Why has opposition to charter schools grown on the Milwaukee school board? Part of the cause reflects economic interest. The Milwaukee Teachers Education Association (MTEA) drives the opposition. When enrollment shifts from traditional public schools to charter schools that hire their own teachers, MTEA membership suffers. As the only major player in recent school board elections, the MTEA enjoys considerable influence over the board.
A second factor driving the board’s opposition is Ideology. The right wing has no monopoly on ideologically based decision making. This shows up in an obsession with New Orleans where, following Katrina, charter schools have largely replaced traditional public schools.
Earlier this year, the MTEA sponsored a conference on New Orleans, inviting three critics of that city’s transition to speak in Milwaukee. One was Kristin Burus, a faculty member at Georgia State University. The following diagram, taken from a Burus article, shows the “lines of influence” among the organizations and individuals in New Orleans. Except for the fact that it was published in a journal that describes itself as peer-reviewed, with minor modifications it might have appeared on a right-wing website, one, say, obsessed about the Common Core imposed by a “socialistic” Obama administration.
In addition to local groups, the arrows point to many of the major players involved with educational reform, including the Broad and Gates foundations, Teach for American, New Leaders for New Schools, The New Teacher Project, Democrats for School Reform, various charter school management organizations such as KIPP, and the Obama Administration including the Department of Education and its Race to the Top initiative.
Most of the groups and individuals in Burus’ web are pretty middle of the road, if anything more likely to appear in a Hillary Clinton administration than a Scott Walker administration (particularly if Walker continues his opposition to the Common Core).

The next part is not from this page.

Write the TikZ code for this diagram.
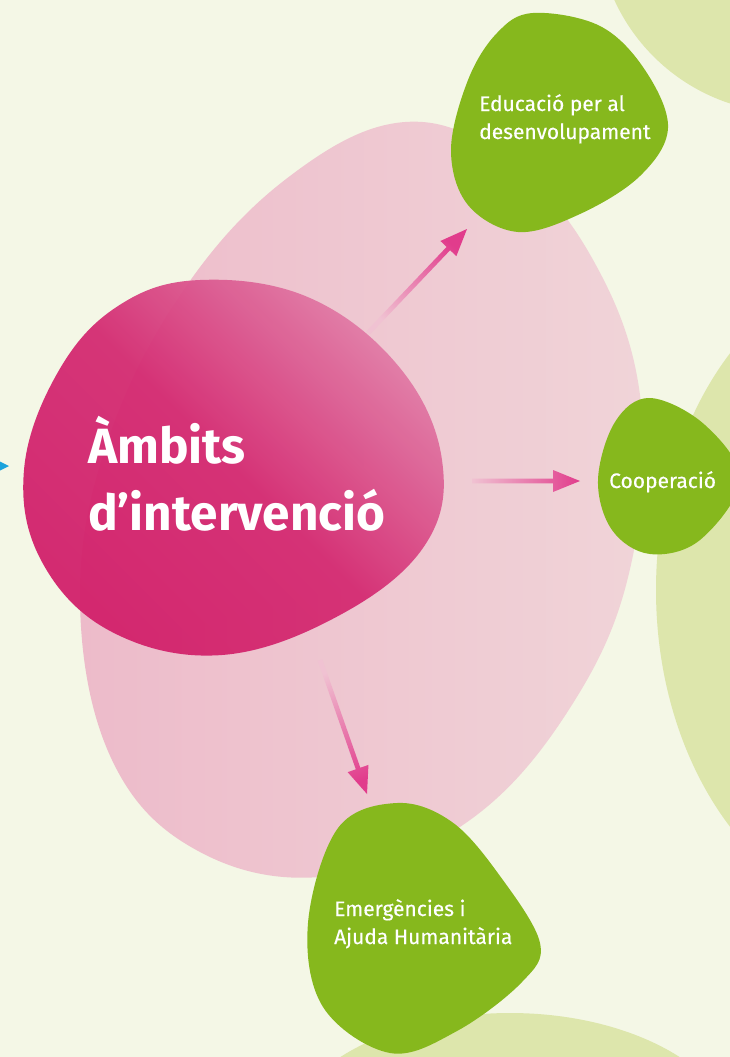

One genuinely conservative organization is included–the American Legislative Exchange Council, whose connection is through Governor Jindal. But Jindal is a relative newcomer; the New Orleans school redesign was largely done when Democrats still held power in Louisiana. In a more recent article in the Progressive, Burus credits the Heritage Foundation as the conspiracy mastermind.
For many reasons it would have been better if the board had been able to free itself sufficiently from ideology and the influence of the MTEA to let the administration move forward on plans to turn around low-achievement schools and to evaluate charter proposals on their merits. If nothing else, this would have demonstrated that Milwaukee could solve its own problems. The move by three board members to give the superintendent the freedom to act on her own authority was constructive but came too late to change the legislative process. It does appear, however, to have been incorporated in the legislation.
As a reason for rejecting Thornton’s proposal last year, board members referred to legislation circulating in Madison to remove failing schools from the control of the board, the ancestor of the measure now on its way to becoming law. Ironically, by confirming the perception that the board was unable to make the hard decisions needed to improve MPS, the board contributed to an outcome which could leave it cut out of some major decisions. Sometimes people contribute to the very result they most fear.